AI should be very good at pattern matching. If I have a question or statement and a set of possible answers or responses, I should be able to get a rating of how good the model thinks an answer is. For example, if I have “What color is the sun”, and the options are {1:"red",2:"green",3:"yellow"}
, I would expect the model to return something like “50%, 35%, 80%”, and I would know that the best answer of those is “yellow” with an 80% match. Adding “white” might then register at 87%, or something like that. I don’t want to phrase this as a prompt, just get very basic direct analysis back.

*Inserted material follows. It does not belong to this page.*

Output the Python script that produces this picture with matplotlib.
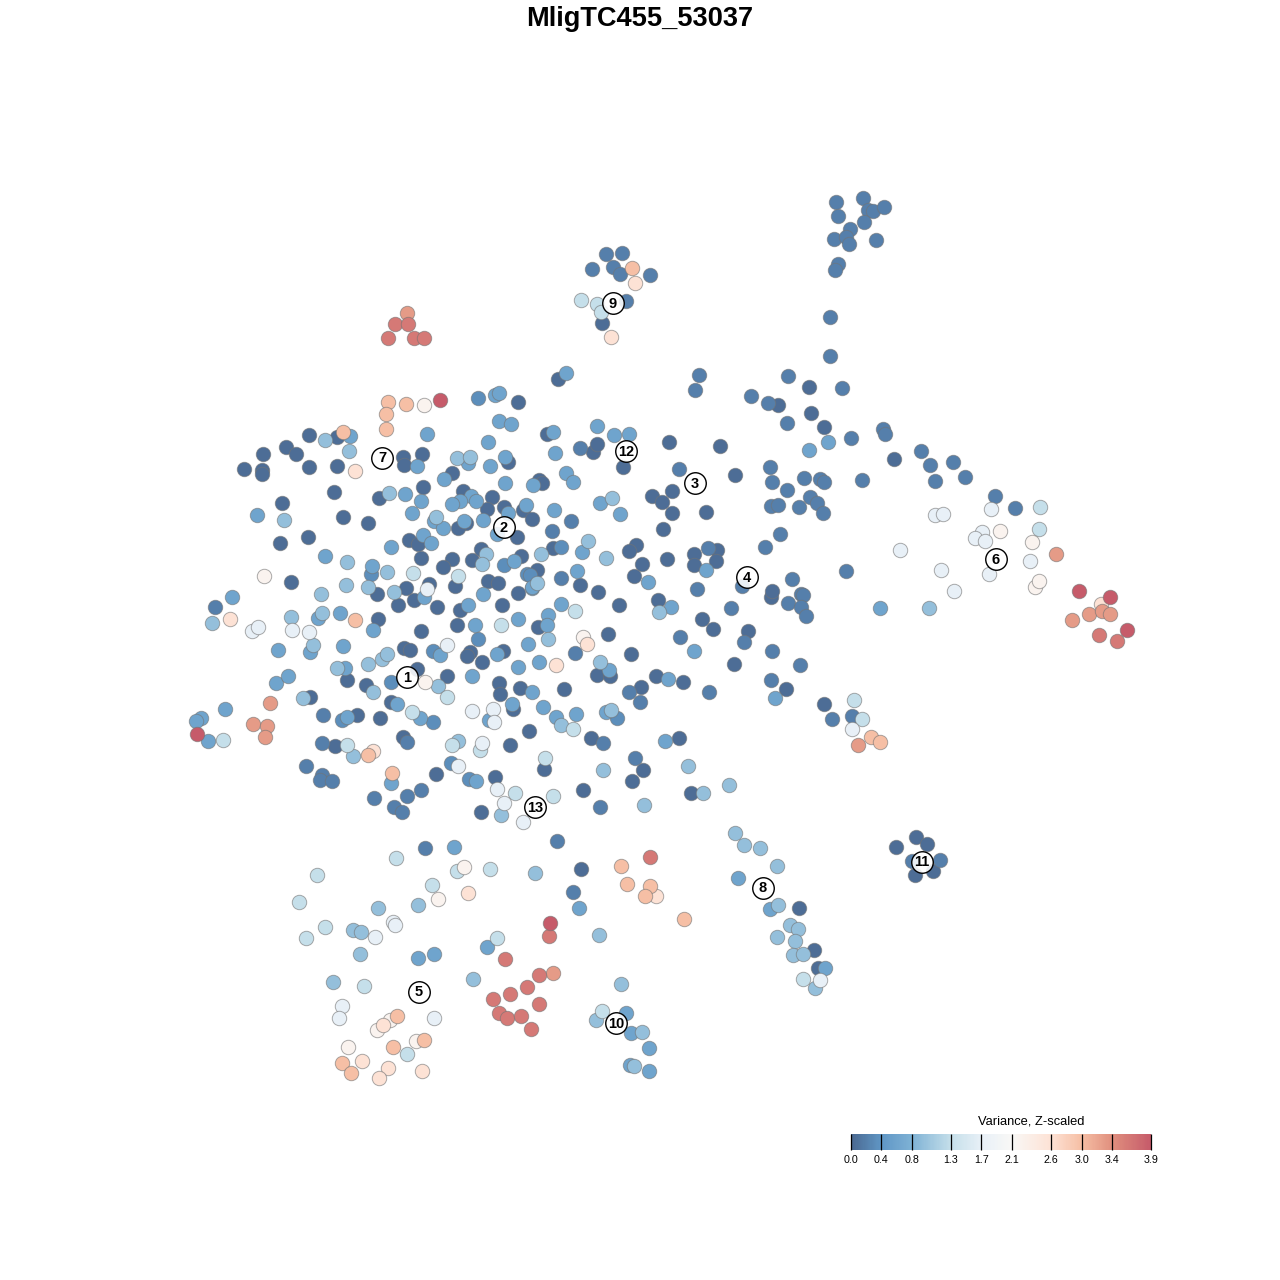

Is there an API that would do this?
You can control the output via Structured Output, but there’s no such thing as ‘structured input’. Models work with prompts and context, and you need to provide it with exactly that and set your guardrails accordingly (via system instructions or prompt pre-fill).
You could ask it to infer a rating from your list. You can provide examples of valid input and output as context. And you could ask it for structured output, which can then be validated and sent back to it should the validation fail.

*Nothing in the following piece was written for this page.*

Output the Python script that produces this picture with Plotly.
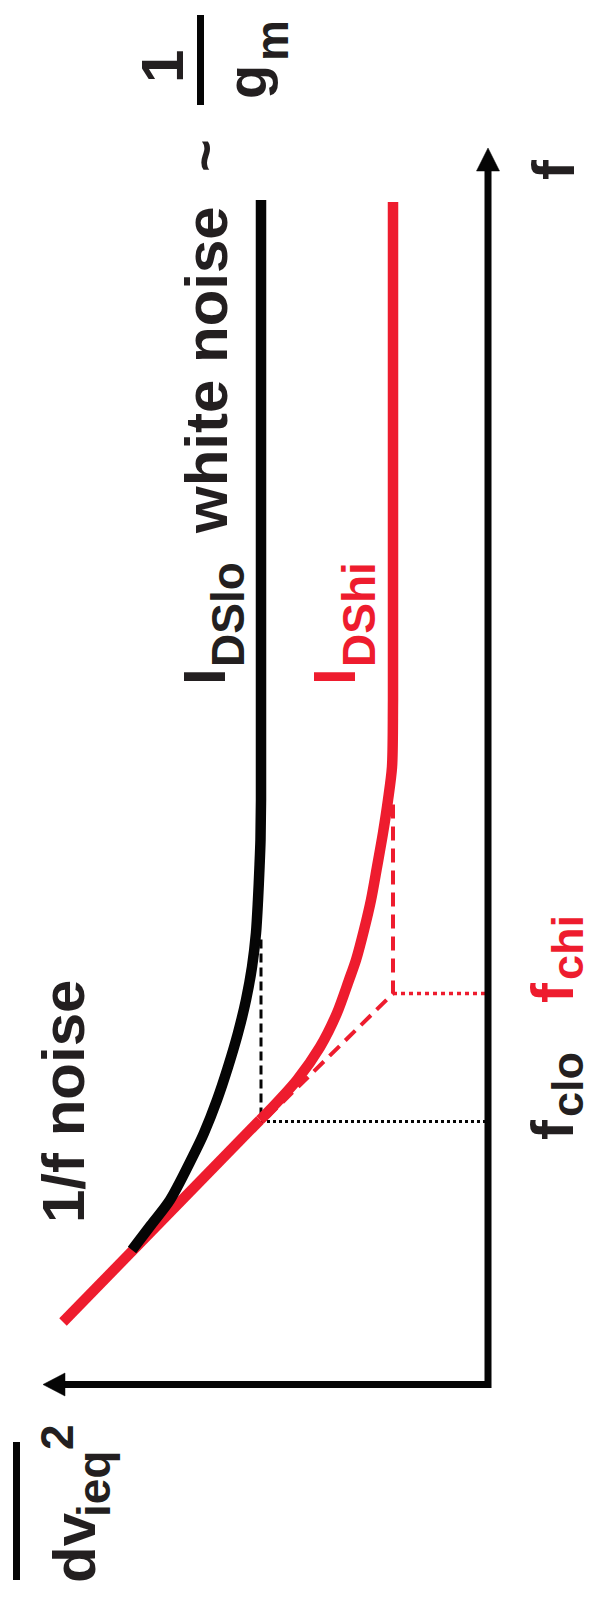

But at the end of the day, you have to understand that models are looking at your data as text, and they are also pretty terrible at counting, which isn’t a great combo for the requirement.

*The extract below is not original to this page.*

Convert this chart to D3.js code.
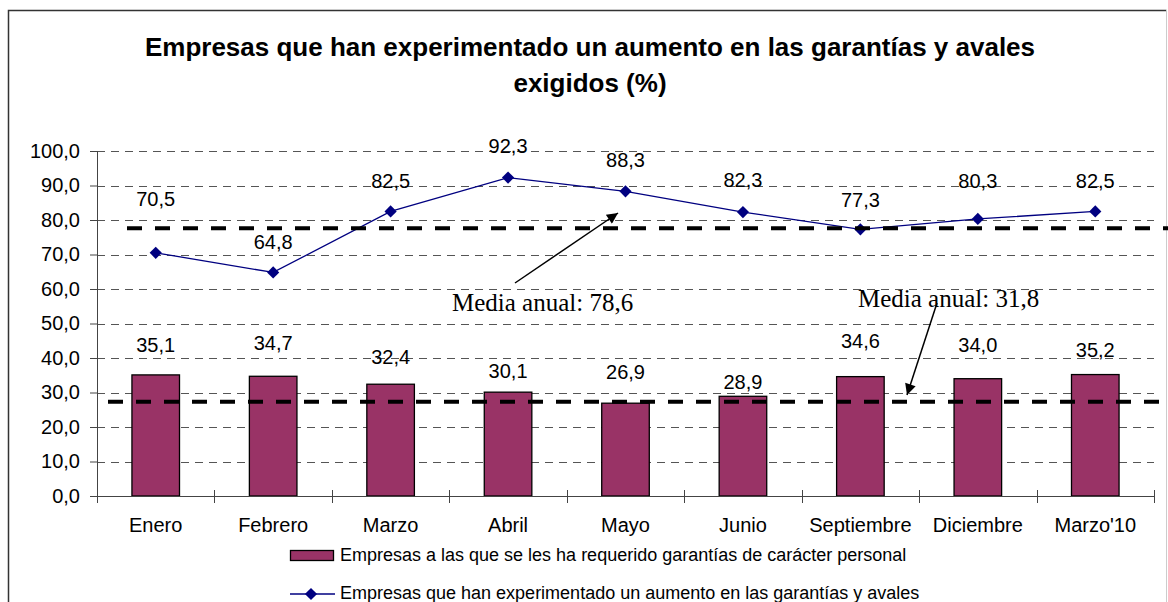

Pattern matching is a much more basic function of an LLM than prompts. When I run speech recognition, the API tells me how good it thinks each word was matched. That’s the part I’m looking for. No fancy prompt, just “which of X is the closest to Y”.
Good luck finding it in the API.
Is there a different type of LLM that would work better for this? I can get structured output to work OK, but it seems like absurd overkill just to say how well one string matches another with some LLM analysis.
You can enable logprobs in the response, which would combine with SO - so you could inspect the logprob values in the output, but Gemini only gives the confidence of the chosen answer, not all options. OpenAI has logprobs + classification tasks, which sounds exactly like what you need. Maybe coming to Gemini soon? Who knows tbh.